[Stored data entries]
+++
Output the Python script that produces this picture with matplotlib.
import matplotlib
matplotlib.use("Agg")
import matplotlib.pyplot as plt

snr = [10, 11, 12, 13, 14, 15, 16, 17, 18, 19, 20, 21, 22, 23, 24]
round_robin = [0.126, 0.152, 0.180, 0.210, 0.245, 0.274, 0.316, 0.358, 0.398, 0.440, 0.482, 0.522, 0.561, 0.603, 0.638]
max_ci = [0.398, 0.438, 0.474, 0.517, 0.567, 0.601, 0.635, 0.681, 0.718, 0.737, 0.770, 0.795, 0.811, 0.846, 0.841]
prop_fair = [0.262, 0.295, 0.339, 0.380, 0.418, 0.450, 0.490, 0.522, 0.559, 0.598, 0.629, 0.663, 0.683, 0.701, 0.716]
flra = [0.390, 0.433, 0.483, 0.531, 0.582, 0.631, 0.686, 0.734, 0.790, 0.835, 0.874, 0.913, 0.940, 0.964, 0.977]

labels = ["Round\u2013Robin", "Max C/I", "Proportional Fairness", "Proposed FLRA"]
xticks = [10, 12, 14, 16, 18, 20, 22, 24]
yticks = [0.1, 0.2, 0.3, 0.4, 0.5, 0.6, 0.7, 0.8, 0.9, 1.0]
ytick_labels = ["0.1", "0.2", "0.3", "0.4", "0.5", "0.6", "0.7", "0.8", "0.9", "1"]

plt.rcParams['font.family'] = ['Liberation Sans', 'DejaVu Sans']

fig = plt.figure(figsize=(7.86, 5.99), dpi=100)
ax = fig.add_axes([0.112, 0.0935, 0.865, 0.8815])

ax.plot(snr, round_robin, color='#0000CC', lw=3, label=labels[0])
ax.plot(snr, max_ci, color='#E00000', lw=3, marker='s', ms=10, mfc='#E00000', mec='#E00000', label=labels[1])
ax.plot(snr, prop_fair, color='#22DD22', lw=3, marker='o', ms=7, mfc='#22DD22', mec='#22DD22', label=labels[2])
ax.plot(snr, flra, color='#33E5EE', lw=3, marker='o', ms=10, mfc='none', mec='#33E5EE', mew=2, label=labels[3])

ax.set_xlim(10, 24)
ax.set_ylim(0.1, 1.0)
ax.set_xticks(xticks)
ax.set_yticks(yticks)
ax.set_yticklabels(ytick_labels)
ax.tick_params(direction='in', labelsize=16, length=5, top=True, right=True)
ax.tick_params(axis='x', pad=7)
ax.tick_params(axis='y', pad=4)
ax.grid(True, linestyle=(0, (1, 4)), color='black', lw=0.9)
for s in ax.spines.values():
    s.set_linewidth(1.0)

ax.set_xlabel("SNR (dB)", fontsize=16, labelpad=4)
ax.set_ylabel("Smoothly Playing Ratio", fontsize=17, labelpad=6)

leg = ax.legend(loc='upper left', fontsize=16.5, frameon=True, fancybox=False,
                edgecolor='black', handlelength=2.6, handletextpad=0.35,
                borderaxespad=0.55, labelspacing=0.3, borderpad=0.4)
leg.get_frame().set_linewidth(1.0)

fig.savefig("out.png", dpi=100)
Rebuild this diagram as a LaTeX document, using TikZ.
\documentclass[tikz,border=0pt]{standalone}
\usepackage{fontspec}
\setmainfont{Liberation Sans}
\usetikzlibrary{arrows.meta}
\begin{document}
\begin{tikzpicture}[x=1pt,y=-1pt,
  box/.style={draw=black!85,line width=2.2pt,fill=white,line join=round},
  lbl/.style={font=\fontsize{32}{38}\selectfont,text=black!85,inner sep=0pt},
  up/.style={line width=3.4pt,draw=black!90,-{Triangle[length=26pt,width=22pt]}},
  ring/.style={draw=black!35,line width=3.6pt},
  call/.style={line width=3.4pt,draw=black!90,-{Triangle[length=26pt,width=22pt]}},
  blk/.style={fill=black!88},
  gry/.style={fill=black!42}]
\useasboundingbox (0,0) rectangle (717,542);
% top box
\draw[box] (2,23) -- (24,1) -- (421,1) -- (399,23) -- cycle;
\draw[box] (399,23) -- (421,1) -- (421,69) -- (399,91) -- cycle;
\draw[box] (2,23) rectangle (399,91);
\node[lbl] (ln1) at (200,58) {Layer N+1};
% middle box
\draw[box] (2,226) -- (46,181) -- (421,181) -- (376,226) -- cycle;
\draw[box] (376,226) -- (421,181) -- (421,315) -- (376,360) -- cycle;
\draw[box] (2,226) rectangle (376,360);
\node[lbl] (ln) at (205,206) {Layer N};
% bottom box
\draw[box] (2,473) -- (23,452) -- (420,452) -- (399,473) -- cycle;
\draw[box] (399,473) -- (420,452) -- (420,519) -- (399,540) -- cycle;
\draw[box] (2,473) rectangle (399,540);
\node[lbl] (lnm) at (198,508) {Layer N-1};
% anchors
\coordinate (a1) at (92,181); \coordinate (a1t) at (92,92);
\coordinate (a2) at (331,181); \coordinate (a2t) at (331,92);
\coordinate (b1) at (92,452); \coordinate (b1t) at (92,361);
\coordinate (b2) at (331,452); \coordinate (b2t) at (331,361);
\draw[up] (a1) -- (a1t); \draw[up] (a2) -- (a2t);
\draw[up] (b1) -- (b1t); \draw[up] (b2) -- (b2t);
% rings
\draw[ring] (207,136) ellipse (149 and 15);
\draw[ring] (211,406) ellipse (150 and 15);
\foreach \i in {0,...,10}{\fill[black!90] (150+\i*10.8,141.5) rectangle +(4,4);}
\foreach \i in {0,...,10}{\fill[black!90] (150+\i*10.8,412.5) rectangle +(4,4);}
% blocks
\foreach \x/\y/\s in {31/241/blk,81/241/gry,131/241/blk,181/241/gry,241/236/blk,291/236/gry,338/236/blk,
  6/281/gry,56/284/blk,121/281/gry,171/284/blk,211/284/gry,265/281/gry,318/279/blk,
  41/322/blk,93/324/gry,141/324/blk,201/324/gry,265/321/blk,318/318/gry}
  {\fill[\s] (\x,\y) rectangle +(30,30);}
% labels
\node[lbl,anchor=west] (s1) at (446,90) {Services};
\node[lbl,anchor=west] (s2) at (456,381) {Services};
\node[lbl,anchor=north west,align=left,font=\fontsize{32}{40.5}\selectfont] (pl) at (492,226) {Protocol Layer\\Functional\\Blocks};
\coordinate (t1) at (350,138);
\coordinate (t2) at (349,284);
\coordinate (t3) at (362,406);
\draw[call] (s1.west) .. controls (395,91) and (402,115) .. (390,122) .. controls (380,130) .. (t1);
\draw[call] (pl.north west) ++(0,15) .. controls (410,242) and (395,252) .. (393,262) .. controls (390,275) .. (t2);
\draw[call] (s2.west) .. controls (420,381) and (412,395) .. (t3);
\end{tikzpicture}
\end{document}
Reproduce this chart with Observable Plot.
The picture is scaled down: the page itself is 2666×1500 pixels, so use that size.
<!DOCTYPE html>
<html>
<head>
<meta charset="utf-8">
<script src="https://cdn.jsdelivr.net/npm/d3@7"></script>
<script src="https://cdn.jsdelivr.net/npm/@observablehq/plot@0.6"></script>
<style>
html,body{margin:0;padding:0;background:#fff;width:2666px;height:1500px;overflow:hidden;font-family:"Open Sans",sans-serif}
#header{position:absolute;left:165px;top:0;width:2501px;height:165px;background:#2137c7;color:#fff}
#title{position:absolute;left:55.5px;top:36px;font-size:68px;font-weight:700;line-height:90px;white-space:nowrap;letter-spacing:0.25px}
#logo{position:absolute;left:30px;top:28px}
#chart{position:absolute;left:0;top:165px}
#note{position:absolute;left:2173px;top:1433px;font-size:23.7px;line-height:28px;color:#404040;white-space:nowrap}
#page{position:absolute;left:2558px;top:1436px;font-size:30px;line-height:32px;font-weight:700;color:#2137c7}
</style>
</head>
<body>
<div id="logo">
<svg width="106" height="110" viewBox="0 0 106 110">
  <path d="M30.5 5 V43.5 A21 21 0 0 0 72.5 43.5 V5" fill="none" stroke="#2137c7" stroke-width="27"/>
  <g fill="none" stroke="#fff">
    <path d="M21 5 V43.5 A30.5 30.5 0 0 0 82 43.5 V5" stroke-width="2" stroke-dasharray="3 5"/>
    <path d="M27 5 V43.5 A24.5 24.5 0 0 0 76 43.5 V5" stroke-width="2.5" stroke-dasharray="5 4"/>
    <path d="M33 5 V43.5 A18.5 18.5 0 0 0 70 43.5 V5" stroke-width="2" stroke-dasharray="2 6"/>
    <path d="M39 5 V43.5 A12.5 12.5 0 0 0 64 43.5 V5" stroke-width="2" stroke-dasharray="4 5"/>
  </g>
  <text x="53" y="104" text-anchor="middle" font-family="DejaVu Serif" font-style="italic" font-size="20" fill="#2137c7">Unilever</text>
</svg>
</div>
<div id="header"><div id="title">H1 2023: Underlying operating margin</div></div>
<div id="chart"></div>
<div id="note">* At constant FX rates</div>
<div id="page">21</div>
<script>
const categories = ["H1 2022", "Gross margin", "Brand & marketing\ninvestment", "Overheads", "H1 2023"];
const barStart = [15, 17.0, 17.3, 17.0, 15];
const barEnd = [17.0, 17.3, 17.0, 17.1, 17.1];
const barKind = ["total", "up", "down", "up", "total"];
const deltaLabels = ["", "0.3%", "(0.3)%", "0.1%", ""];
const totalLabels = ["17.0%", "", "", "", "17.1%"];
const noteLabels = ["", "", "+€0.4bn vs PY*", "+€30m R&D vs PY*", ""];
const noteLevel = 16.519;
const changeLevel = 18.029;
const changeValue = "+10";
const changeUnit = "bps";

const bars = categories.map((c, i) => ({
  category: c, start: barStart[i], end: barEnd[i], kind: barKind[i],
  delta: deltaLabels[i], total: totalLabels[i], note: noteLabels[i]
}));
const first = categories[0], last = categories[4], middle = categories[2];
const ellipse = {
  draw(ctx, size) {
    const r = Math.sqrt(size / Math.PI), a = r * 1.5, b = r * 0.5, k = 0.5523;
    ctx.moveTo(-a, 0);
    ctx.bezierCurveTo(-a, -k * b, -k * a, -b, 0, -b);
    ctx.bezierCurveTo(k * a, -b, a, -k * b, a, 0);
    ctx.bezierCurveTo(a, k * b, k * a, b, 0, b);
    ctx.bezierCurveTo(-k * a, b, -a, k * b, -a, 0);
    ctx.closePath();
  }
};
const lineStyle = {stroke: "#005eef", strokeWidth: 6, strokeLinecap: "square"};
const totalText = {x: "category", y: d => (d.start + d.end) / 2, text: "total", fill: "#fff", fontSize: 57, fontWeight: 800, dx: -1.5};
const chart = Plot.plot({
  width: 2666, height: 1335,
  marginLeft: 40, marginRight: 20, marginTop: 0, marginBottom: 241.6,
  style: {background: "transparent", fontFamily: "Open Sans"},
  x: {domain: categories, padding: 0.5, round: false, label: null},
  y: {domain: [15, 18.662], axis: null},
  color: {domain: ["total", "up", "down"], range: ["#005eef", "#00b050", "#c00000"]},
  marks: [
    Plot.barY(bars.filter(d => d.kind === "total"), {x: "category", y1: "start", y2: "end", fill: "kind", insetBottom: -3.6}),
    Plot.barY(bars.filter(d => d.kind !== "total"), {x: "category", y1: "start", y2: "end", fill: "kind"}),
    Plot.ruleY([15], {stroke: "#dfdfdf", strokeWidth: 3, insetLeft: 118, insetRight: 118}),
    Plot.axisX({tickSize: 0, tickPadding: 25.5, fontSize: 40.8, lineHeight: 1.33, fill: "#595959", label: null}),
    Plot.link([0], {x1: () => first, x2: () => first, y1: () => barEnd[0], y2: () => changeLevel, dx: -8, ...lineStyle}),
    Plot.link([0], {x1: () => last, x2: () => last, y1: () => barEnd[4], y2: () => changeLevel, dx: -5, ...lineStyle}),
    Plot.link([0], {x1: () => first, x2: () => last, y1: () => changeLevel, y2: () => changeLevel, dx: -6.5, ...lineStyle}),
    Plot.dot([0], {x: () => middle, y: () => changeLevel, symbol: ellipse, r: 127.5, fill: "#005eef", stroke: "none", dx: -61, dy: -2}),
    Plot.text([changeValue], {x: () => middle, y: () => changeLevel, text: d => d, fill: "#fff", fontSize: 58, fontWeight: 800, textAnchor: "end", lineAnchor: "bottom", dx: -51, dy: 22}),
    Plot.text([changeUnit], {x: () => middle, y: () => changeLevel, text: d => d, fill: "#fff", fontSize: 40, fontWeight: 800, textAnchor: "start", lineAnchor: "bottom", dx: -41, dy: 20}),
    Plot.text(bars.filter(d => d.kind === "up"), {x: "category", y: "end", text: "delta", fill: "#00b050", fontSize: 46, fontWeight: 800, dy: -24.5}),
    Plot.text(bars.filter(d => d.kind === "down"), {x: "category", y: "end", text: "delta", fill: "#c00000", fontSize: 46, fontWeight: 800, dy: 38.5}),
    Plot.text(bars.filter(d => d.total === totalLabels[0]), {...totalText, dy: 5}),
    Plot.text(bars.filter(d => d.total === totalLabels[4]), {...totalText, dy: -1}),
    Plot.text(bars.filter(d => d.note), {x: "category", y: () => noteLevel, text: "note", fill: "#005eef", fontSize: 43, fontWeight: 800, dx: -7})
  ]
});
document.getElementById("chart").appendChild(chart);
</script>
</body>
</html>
+++
### Your instructions
Quote exactly the first line of the data and every line after it through the one holding "plt.rcParams['font.family'] = ['Liberation".

### Complete answer
Output the Python script that produces this picture with matplotlib.
import matplotlib
matplotlib.use("Agg")
import matplotlib.pyplot as plt

snr = [10, 11, 12, 13, 14, 15, 16, 17, 18, 19, 20, 21, 22, 23, 24]
round_robin = [0.126, 0.152, 0.180, 0.210, 0.245, 0.274, 0.316, 0.358, 0.398, 0.440, 0.482, 0.522, 0.561, 0.603, 0.638]
max_ci = [0.398, 0.438, 0.474, 0.517, 0.567, 0.601, 0.635, 0.681, 0.718, 0.737, 0.770, 0.795, 0.811, 0.846, 0.841]
prop_fair = [0.262, 0.295, 0.339, 0.380, 0.418, 0.450, 0.490, 0.522, 0.559, 0.598, 0.629, 0.663, 0.683, 0.701, 0.716]
flra = [0.390, 0.433, 0.483, 0.531, 0.582, 0.631, 0.686, 0.734, 0.790, 0.835, 0.874, 0.913, 0.940, 0.964, 0.977]

labels = ["Round\u2013Robin", "Max C/I", "Proportional Fairness", "Proposed FLRA"]
xticks = [10, 12, 14, 16, 18, 20, 22, 24]
yticks = [0.1, 0.2, 0.3, 0.4, 0.5, 0.6, 0.7, 0.8, 0.9, 1.0]
ytick_labels = ["0.1", "0.2", "0.3", "0.4", "0.5", "0.6", "0.7", "0.8", "0.9", "1"]

plt.rcParams['font.family'] = ['Liberation Sans', 'DejaVu Sans']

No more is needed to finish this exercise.